We can look at the graphic at various levels and potentially ascertain various facts:
- There are more McDonalds logos than Sonic logos
- Krystal has clusters of popularity in North Carolina and Georgia
- La Crosse, WI prefers Burger King, but Eau Claire, WI prefers What-a-Burger and River Falls, WI prefers Hardees
- If I'm travelling east on the interstate across central New Mexico, I'm not going to find much choice unless I take a left turn at Albuquerque
But consider what we don't inherently know:
- What was the collection criteria?
- Who made the tweets?
- How were the brands identified?
- How was popularity measured?
- How was geographic location assessed?
- What's really reflected in the marker for a city?
Is the data 'nutritionally' valuable?
As a data scientist or analyst, it's necessary to dig into what we don't know. Some of the important questions reflect basic aspects of data governance and quality, some reflect evaluation of the analysis in a larger context. Just thinking about the former, I could consider the following:
- Is there a bias in the collection method? These tweets are made by people who have Twitter accounts and like to express either where they have been or an opinion about the burger joint. Or does the collector of the data have an interest in the data? While the data may be usable, it may not have sufficient quality to give realistic insight.
- Was all relevant data collected? Suppose we forgot to include critical hashtags? Maybe a common reference to McDonalds is #MickeyD's and failure to include it significantly skews the results. How would we understand and record a level of completeness in the data?
- Was context of the tweet captured and reflected? Did we discriminate between positive and negative comments or does that even matter? Should we record and measure something of this dimension (and what would we call it if we did)?
- Was geography based on the Twitter user, the place of the tweet, or the place of business? Can we even tell? Potentially we could match the geographic coordinates to our known brand locations in this case to capture some distance measure. Perhaps the consistency of geographic coordinates to business location would help ensure better quality?

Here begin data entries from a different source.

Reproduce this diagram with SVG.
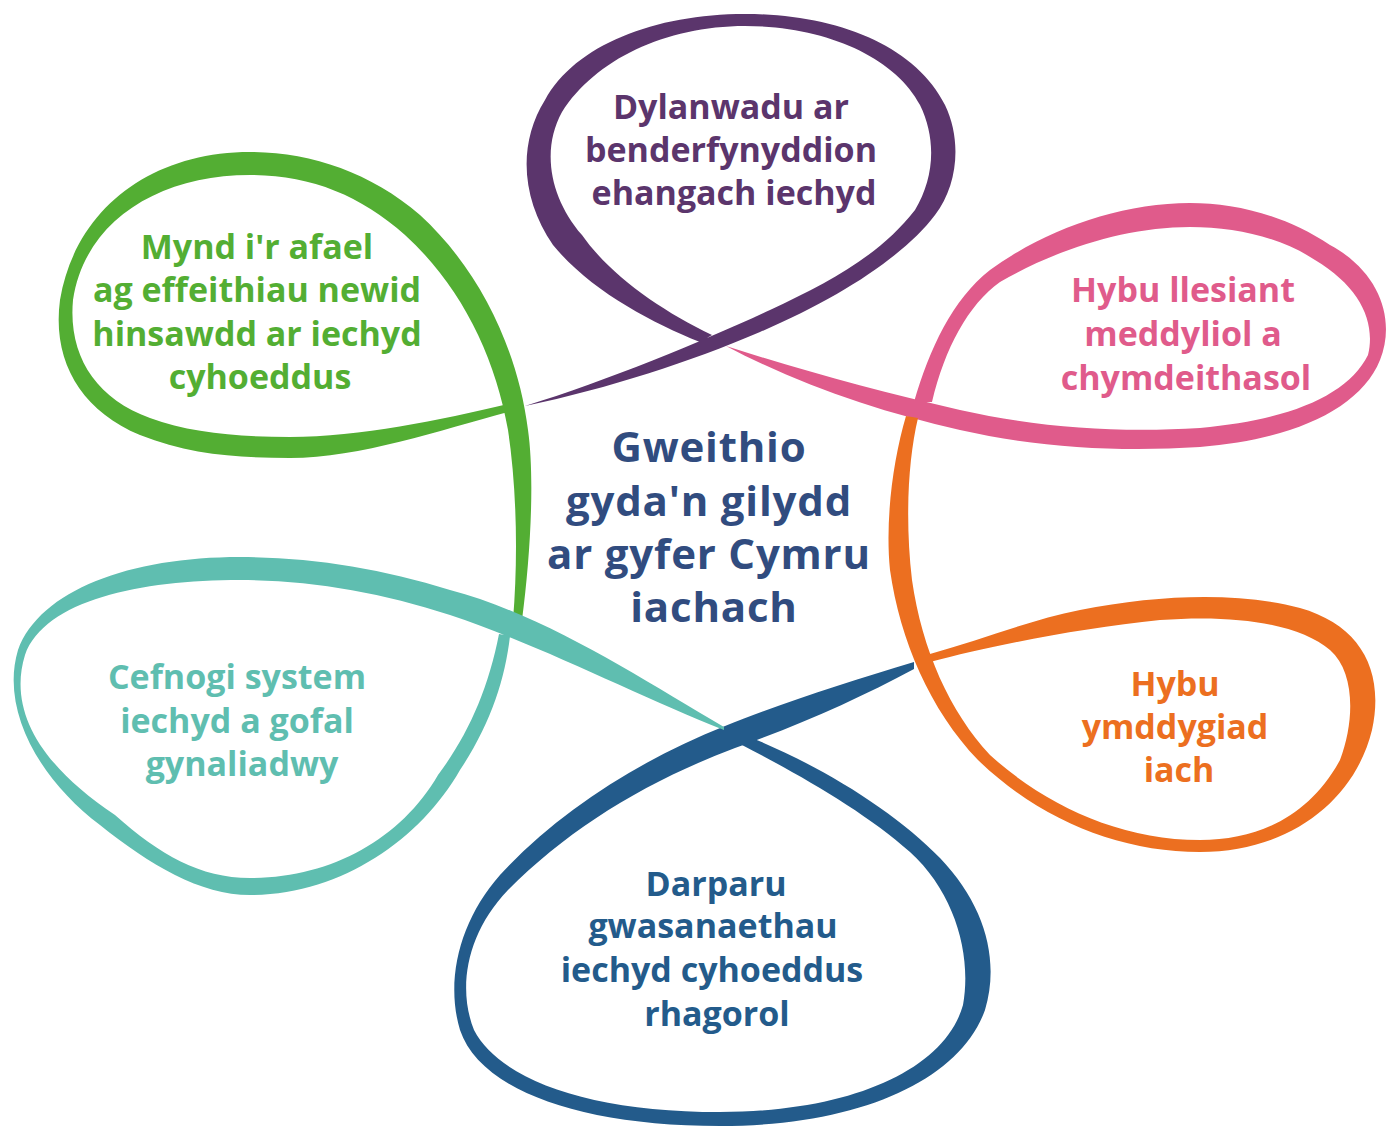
<svg xmlns="http://www.w3.org/2000/svg" width="1386" height="1128" viewBox="0 0 1386 1128">
<style>
text{font-family:"Open Sans","Noto Sans","Liberation Sans",sans-serif;font-weight:700;text-anchor:middle}
.lbl{font-size:34px}
.ctr{font-size:42px;letter-spacing:0.8px;fill:#314c7f}
</style>
<rect width="1386" height="1128" fill="#ffffff"/>
<g id="connectors">
<path id="ribbon-green" fill="#53ae33" d="M 522,620 C 530,560 535,480 528,430 C 518,350 480,270 420,215 C 370,172 310,152 250,152 C 150,152 75,210 60,300 C 52,360 80,410 140,435 C 190,455 240,458 290,458 C 360,458 440,430 508,412 L 508,404 C 440,420 360,437 290,437 C 240,437 190,433 150,418 C 95,398 68,355 73,300 C 85,220 160,175 250,175 C 310,175 360,195 405,235 C 460,285 495,355 508,430 C 517,490 518,560 513,620 Z"/>
<path id="ribbon-purple" fill="#5b356c" d="M 525,406 C 610,388 690,362 760,332 C 840,298 905,255 935,215 C 958,185 962,140 945,105 C 915,45 835,14 745,14 C 655,14 575,45 545,100 C 517,145 522,200 553,245 C 590,290 650,322 700,342 L 712,335 C 660,310 610,275 582,235 C 550,198 541,150 562,112 C 595,60 665,26 745,26 C 825,26 895,57 920,105 C 937,140 934,178 915,210 C 880,255 830,282 770,310 C 710,338 610,380 525,406 Z"/>
<path id="ribbon-pink" fill="#e05b8b" d="M 726,346 C 800,385 880,412 960,430 C 1040,448 1120,452 1200,447 C 1290,440 1360,410 1380,360 C 1396,320 1380,272 1330,245 C 1285,215 1235,203 1190,203 C 1120,203 1045,230 990,270 C 952,300 930,348 914,402 L 932,402 C 945,348 968,305 1000,282 C 1055,250 1125,227 1190,227 C 1235,227 1280,237 1315,260 C 1360,287 1376,322 1368,355 C 1348,395 1290,420 1200,428 C 1120,433 1040,428 960,410 C 880,392 800,370 726,346 Z"/>
<path id="ribbon-orange" fill="#ec6f20" d="M 906,416 C 893,460 885,520 890,570 C 900,640 930,710 978,760 C 1040,820 1120,852 1200,852 C 1290,852 1355,800 1372,730 C 1385,670 1360,625 1300,608 C 1240,592 1160,594 1080,610 C 1030,620 980,640 930,654 L 930,662 C 990,646 1080,628 1160,620 C 1240,614 1300,625 1330,650 C 1355,672 1355,720 1340,760 C 1310,815 1260,840 1200,840 C 1120,840 1045,805 990,755 C 950,712 922,650 912,580 C 905,520 908,460 918,418 Z"/>
<path id="ribbon-blue" fill="#235b8b" d="M 914,662 C 850,681 780,704 725,726 C 640,760 560,810 500,875 C 460,920 445,980 460,1030 C 480,1090 580,1126 720,1126 C 860,1126 960,1080 985,1010 C 1000,960 985,905 940,858 C 895,812 825,768 752,738 L 742,745 C 800,775 865,812 910,852 C 955,893 972,955 963,1005 C 945,1070 850,1112 720,1112 C 590,1112 500,1080 474,1030 C 458,990 465,935 508,890 C 570,828 645,782 735,748 C 800,725 860,698 914,669 Z"/>
<path id="ribbon-teal" fill="#5fbeb0" d="M 724,727 C 640,678 545,615 450,590 C 380,568 310,557 240,557 C 130,557 40,590 18,650 C 0,710 40,780 100,825 C 150,865 200,895 250,895 C 340,895 420,840 460,770 C 490,725 505,680 510,636 L 499,634 C 488,690 468,735 438,775 C 400,840 330,878 250,878 C 200,878 160,855 115,815 C 40,765 8,710 25,655 C 45,600 140,580 240,580 C 310,580 380,592 450,615 C 540,645 640,697 724,730 Z"/>
</g>
<g id="node-centre">
<text class="ctr" x="709" y="462">Gweithio</text>
<text class="ctr" x="709" y="516">gyda'n gilydd</text>
<text class="ctr" x="709" y="569">ar gyfer Cymru</text>
<text class="ctr" x="714" y="622">iachach</text>
</g>
<g id="node-purple" fill="#5b356c">
<text class="lbl" x="731" y="119">Dylanwadu ar</text>
<text class="lbl" x="731" y="162">benderfynyddion</text>
<text class="lbl" x="734" y="205">ehangach iechyd</text>
</g>
<g id="node-green" fill="#53ae33">
<text class="lbl" x="257" y="259">Mynd i'r afael</text>
<text class="lbl" x="257" y="302">ag effeithiau newid</text>
<text class="lbl" x="257" y="346">hinsawdd ar iechyd</text>
<text class="lbl" x="260" y="389">cyhoeddus</text>
</g>
<g id="node-pink" fill="#e05b8b">
<text class="lbl" x="1183" y="302">Hybu llesiant</text>
<text class="lbl" x="1183" y="346">meddyliol a</text>
<text class="lbl" x="1186" y="390">chymdeithasol</text>
</g>
<g id="node-orange" fill="#ec6f20">
<text class="lbl" x="1175" y="696">Hybu</text>
<text class="lbl" x="1175" y="739">ymddygiad</text>
<text class="lbl" x="1179" y="782">iach</text>
</g>
<g id="node-blue" fill="#235b8b">
<text class="lbl" x="716" y="896">Darparu</text>
<text class="lbl" x="713" y="938">gwasanaethau</text>
<text class="lbl" x="712" y="982">iechyd cyhoeddus</text>
<text class="lbl" x="717" y="1026">rhagorol</text>
</g>
<g id="node-teal" fill="#5fbeb0">
<text class="lbl" x="237" y="689">Cefnogi system</text>
<text class="lbl" x="237" y="733">iechyd a gofal</text>
<text class="lbl" x="242" y="776">gynaliadwy</text>
</g>
</svg>
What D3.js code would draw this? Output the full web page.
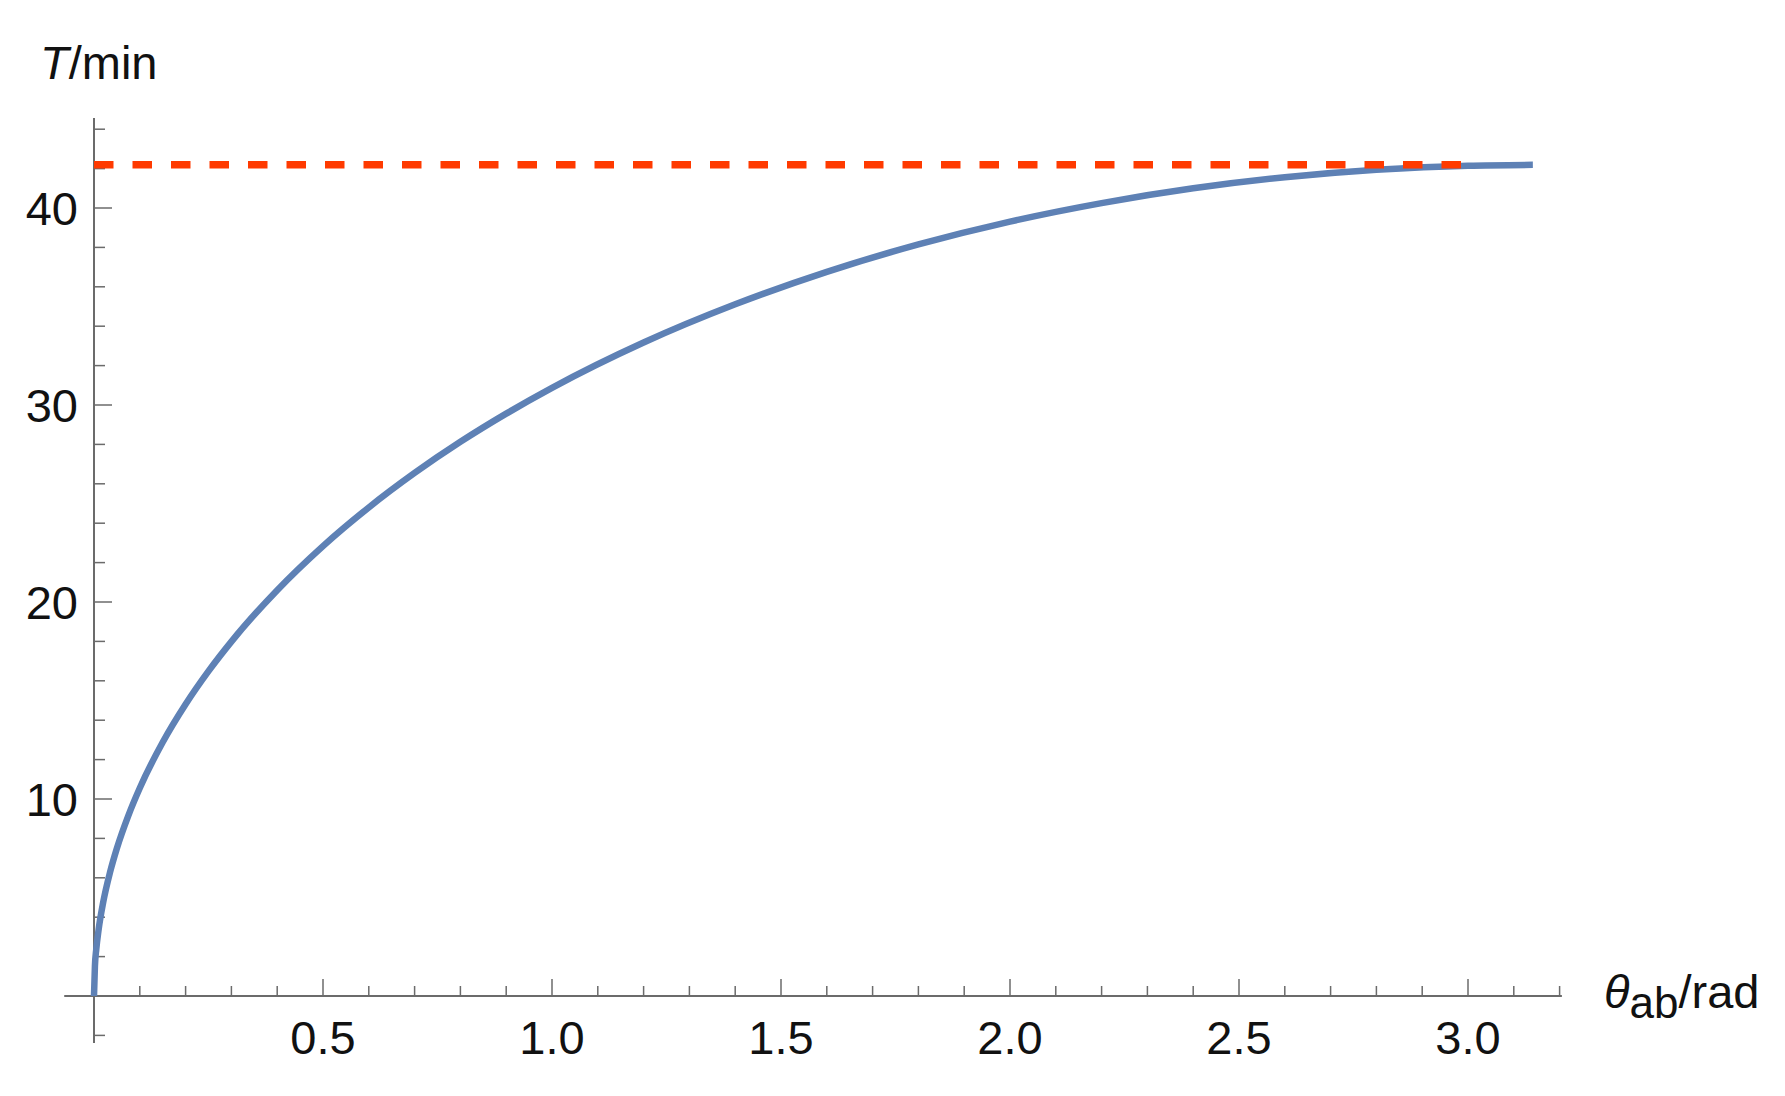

- Should a distinction be made between cities where there is a clear preponderance of tweets for one brand vs. those where there is statistically insignificant variances between the top brands? Or do absences of certain brands reflect the lack of those brands in the city? At this point, there is a fine line between what may reflect a quality of data dimension (a measure of statistical significance) and an analytical or business dimension.
A dash of local knowledge
Local knowledge can help considerably in looking at the data. I noted earlier that the most commonly referenced burger place in River Falls, WI was Hardees. I know River Falls well - it's where I grew up and still visit periodically. With a population of 15,000+ and a university, it's now the largest suburb of the greater St.Paul/Minneapolis region. The city currently has three fast food burger places: McDonalds and Burger King on the north edge of the city heading towards the interstate, and a Dairy Queen near the university. The closest Hardees is in Baldwin, WI, some 20 miles away (though there is a Hardees in Black River Falls, WI some 115 miles away), though if I remember correctly there once had been a Hardees in River Falls near the university, but some years ago now.
What other questions can we ask based on this local knowledge?
Why is Hardees the most referenced burger place when there isn't one there?
- Does it reflect a comparison or preference for what is not there such as wishful thinking or nostalgia?
- Does it reflect a proposal to bring a Hardees' franchise into the city?
- Is there something else in the tweets that we should correlate for to determine usefulness or value?
- Were the tweets inappropriately linked to River Falls, WI when they were actually for Black River Falls, WI? (such as a potential failure/error in geospatial or matching logic.)
- Should a filter or correlation of actual burger franchises have been applied against the data? Or is it valuable to see the range of references regardless of whether a burger joint actually exists in the city?
The detail or the aggregate?
If we're gathering this information on a regular basis for ongoing analysis, it may be as important for us to look at data quality from an aggregate as well as a detail perspective. Yes, we can measure whether the individual tweet has relevant geographic coordinates and usable hashtags and some set of useful text expressions, but the aggregate may be more meaningful with social media data if it meets the right parameters and fits our needs.
- How many records did we receive this month?
- Were there shifts in geography for the month?
- Were there shifts in positive or negative views for the month?
- Were there shifts in references for one burger franchise vs. another?
Once we've identified that a given dataset has sufficient 'nutritive' value for our organization and added some local knowledge as a useful check, these aggregate measures can help indicate shifts in content that could impact how and how well we can utilize the information over time.
As always, the postings on this site are my own and don't necessarily represent IBM's positions, strategies or opinions.